During World War II, the U.S. Navy was desperate to protect its ships from German U-boats. Rumors began spreading about a classified program called Project Rainbow. An experiment meant to make vessels invisible to radar. . . and possibly to the naked eye.

The test ship was the USS Eldridge, a destroyer escort newly launched from the Philadelphia Naval Shipyard. According to those who claimed to witness it, the Navy outfitted the vessel with massive electromagnetic coils powered by experimental generators based on Einstein’s Unified Field Theory, the idea that gravity and electromagnetism could merge into a single force.

When the switches were thrown on October 28, 1943, dockworkers said a strange green fog rose around the ship, the air crackling and humming like distant thunder and then, the Eldridge was gone.

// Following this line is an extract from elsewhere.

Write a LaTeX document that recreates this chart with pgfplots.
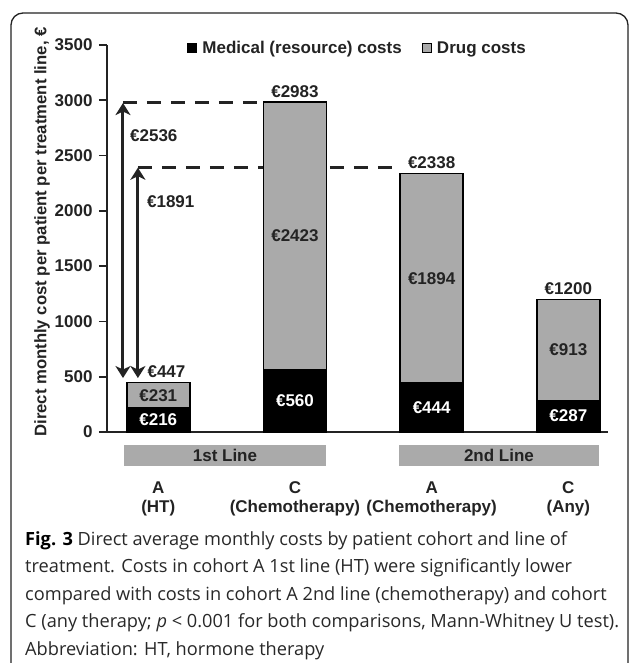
\documentclass[border=0pt]{standalone}
\usepackage{fontspec}
\setmainfont{Liberation Sans}
\newfontfamily\capfont{Open Sans}
\usepackage{pgfplots}
\pgfplotsset{compat=1.18}
\usetikzlibrary{arrows.meta}
\definecolor{barg}{RGB}{170,170,170}
\definecolor{dk}{RGB}{35,35,35}
\definecolor{capc}{RGB}{40,40,40}
\newcommand{\lf}{\fontsize{17}{19.5}\selectfont\bfseries}
\begin{document}
\begin{tikzpicture}[x=1pt,y=1pt]
\begin{axis}[
  name=ax,
  scale only axis, width=501pt, height=387pt,
  xmin=-0.375, xmax=3.29, ymin=0, ymax=3500,
  axis x line*=bottom, axis y line*=left,
  axis line style={line width=1.6pt, dk, -},
  ytick={0,500,...,3500},
  tick align=outside,
  major tick length=8pt,
  y tick style={line width=1.6pt, dk},
  xtick={0,1,2,3},
  xticklabels={{A\\(HT)},{C\\(Chemotherapy)},{A\\(Chemotherapy)},{C\\(Any)}},
  x tick style={draw=none},
  xticklabel style={align=center, font=\lf, text=dk, yshift=-38pt},
  yticklabel style={font=\lf, text=dk, xshift=-3pt},
  /pgf/number format/assume math mode=true,
  /pgf/number format/set thousands separator={},
  ybar stacked, bar width=63pt,
  clip=false,
  legend columns=2,
  legend style={at={(0.5,0.992)}, anchor=center, draw=none, fill=none, font=\lf, text=dk,
    /tikz/every odd column/.append style={column sep=3pt},
    /tikz/every even column/.append style={column sep=18pt}},
]
\addplot[fill=black, draw=black, line width=1.5pt,
  legend image code/.code={\draw[fill=black, draw=black, line width=1.2pt] (0pt,-4.5pt) rectangle (9pt,4.5pt);}]
  coordinates {(0,216) (1,560) (2,444) (3,287)};
\addlegendentry{Medical (resource) costs}
\addplot[fill=barg, draw=black, line width=1.5pt,
  legend image code/.code={\draw[fill=barg, draw=black, line width=1.2pt] (0pt,-4.5pt) rectangle (9pt,4.5pt);}]
  coordinates {(0,231) (1,2423) (2,1894) (3,913)};
\addlegendentry{Drug costs}

\coordinate (O) at (rel axis cs:0,0);
\coordinate (m0) at (axis cs:0,108);
\coordinate (d0) at (axis cs:0,331.5);
\coordinate (m1) at (axis cs:1,280);
\coordinate (d1) at (axis cs:1,1771.5);
\coordinate (m2) at (axis cs:2,222);
\coordinate (d2) at (axis cs:2,1391);
\coordinate (m3) at (axis cs:3,143.5);
\coordinate (d3) at (axis cs:3,743.5);
% dashed reference lines
\draw[line width=3pt, dk, dash pattern=on 14pt off 10pt] (axis cs:-0.258,2983) -- (axis cs:0.77,2983);
\draw[line width=3pt, dk, dash pattern=on 14pt off 10pt] (axis cs:-0.149,2395) -- (axis cs:1.77,2395);
% arrows
\draw[line width=3pt, dk, {Stealth[length=12pt,width=15pt,inset=3.5pt]}-{Stealth[length=12pt,width=15pt,inset=3.5pt]}] (axis cs:-0.258,2975) -- (axis cs:-0.258,488);
\draw[line width=3pt, dk, {Stealth[length=12pt,width=15pt,inset=3.5pt]}-{Stealth[length=12pt,width=15pt,inset=3.5pt]}] (axis cs:-0.149,2390) -- (axis cs:-0.149,488);
% totals
\node[font=\lf, text=dk, anchor=base, inner sep=0, yshift=5pt] at (axis cs:0.06,447) {€447};
\node[font=\lf, text=dk, anchor=base, inner sep=0, yshift=5pt] at (axis cs:1,2983) {€2983};
\node[font=\lf, text=dk, anchor=base, inner sep=0, yshift=5pt] at (axis cs:2,2338) {€2338};
\node[font=\lf, text=dk, anchor=base, inner sep=0, yshift=5pt] at (axis cs:3,1200) {€1200};
\node[font=\lf, text=dk, anchor=west, inner sep=0] at (axis cs:-0.207,2677) {€2536};
\node[font=\lf, text=dk, anchor=west, inner sep=0] at (axis cs:-0.083,2080) {€1891};
% line group boxes
\node[fill=barg, font=\lf, text=dk, anchor=center, minimum width=202pt, minimum height=21pt, inner sep=0] at (axis cs:0.488,-212.5) {1st Line};
\node[fill=barg, font=\lf, text=dk, anchor=center, minimum width=200pt, minimum height=21pt, inner sep=0] at (axis cs:2.4925,-212.5) {2nd Line};
\end{axis}
% segment labels (drawn on top of the bars)
\node[font=\lf, text=white, anchor=center] at (m0) {€216};
\node[font=\lf, text=dk, anchor=center] at (d0) {€231};
\node[font=\lf, text=white, anchor=center] at (m1) {€560};
\node[font=\lf, text=dk, anchor=center] at (d1) {€2423};
\node[font=\lf, text=white, anchor=center] at (m2) {€444};
\node[font=\lf, text=dk, anchor=center] at (d2) {€1894};
\node[font=\lf, text=white, anchor=center] at (m3) {€287};
\node[font=\lf, text=dk, anchor=center] at (d3) {€913};
\path (O) ++(-107,-231) coordinate (P);
\begin{scope}[shift={(P)}]
\begin{scope}
\clip (0,0) rectangle (629,663);
\draw[line width=1.3pt, dk, rounded corners=12pt] (11,-40) rectangle (628,650);
\end{scope}
\node[rotate=90, font=\fontsize{16.7}{19}\selectfont\bfseries, text=dk, anchor=center] at (42,431) {Direct monthly cost per patient per treatment line, €};
\begin{scope}[every node/.style={anchor=base west, inner sep=0, font=\capfont\fontsize{18.2}{21}\selectfont, text=capc}]
\node at (25,118) {\textbf{\color{black}Fig. 3} Direct average monthly costs by patient cohort and line of};
\node at (25,90.5) {treatment. Costs in cohort A 1st line (HT) were significantly lower};
\node at (25,63) {compared with costs in cohort A 2nd line (chemotherapy) and cohort};
\node at (25,35.5) {C (any therapy; \textit{p} < 0.001 for both comparisons, Mann-Whitney U test).};
\node at (25,8) {Abbreviation: HT, hormone therapy};
\end{scope}
\pgfresetboundingbox
\useasboundingbox (0,0) rectangle (629,663);
\end{scope}
\end{tikzpicture}
\end{document}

Moments later, it was reportedly seen hundreds of miles away in Norfolk, Virginia, before snapping back into place as if reality itself had folded in half.

Some accounts said sailors were driven insane. Others claimed they were fused into the steel hull of the ship. The Navy dismissed every word, calling it fiction. Yet the declassified files for Project Rainbow, a very real radar-countermeasure program, hint that something unusual was happening behind closed doors.

But if it was all fiction, why did the government keep the files sealed for decades?

In the 1950s, a man named Carlos Allende sent letters describing the event in eerie detail. He said he saw the Eldridge vanish. Then he confessed it was a hoax… and later changed his story again. In a decade defined by UFO sightings, nuclear fear, and Cold War secrecy, his claims found an audience ready to believe that science had gone too far.

Decades later, another man came forward claiming he’d served aboard the ship and that the experiment had ripped a hole through time itself.

By then, the story had merged with something larger, the Montauk Project, a Cold War program rumored to explore mind control, teleportation, and dimensional travel. It’s the same legend that later inspired Stranger Things.

Historians call it urban legend. Conspiracy researchers call it evidence of wartime science gone too far. The truth might be buried somewhere between radar physics, Cold War paranoia, and one unreliable witness who couldn’t stop changing his story.

Maybe the experiment never happened.
Or maybe it worked too well to ever be repeated.

So what really happened that day in Philadelphia?
A failed Navy experiment? A cover-up of a tragedy?
Or a glimpse into a secret that was never meant to surface?

The official story says there’s nothing to see here.
The unofficial story says the U.S. Navy bent reality itself and then buried the evidence.

by Ecstatic-Jeweler-459

1 Comment

  1. Ecstatic-Jeweler-459 on

    What’s craziest to me is how the story keeps mutating. In one version, the sailors were fused into the hull. In another, the ship slipped through time. By the 1980s, it’s tangled up with the Montauk Project and psychic warfare. It’s like America’s folklore engine took one strange wartime rumor and turned it into a full-blown sci-fi mythology.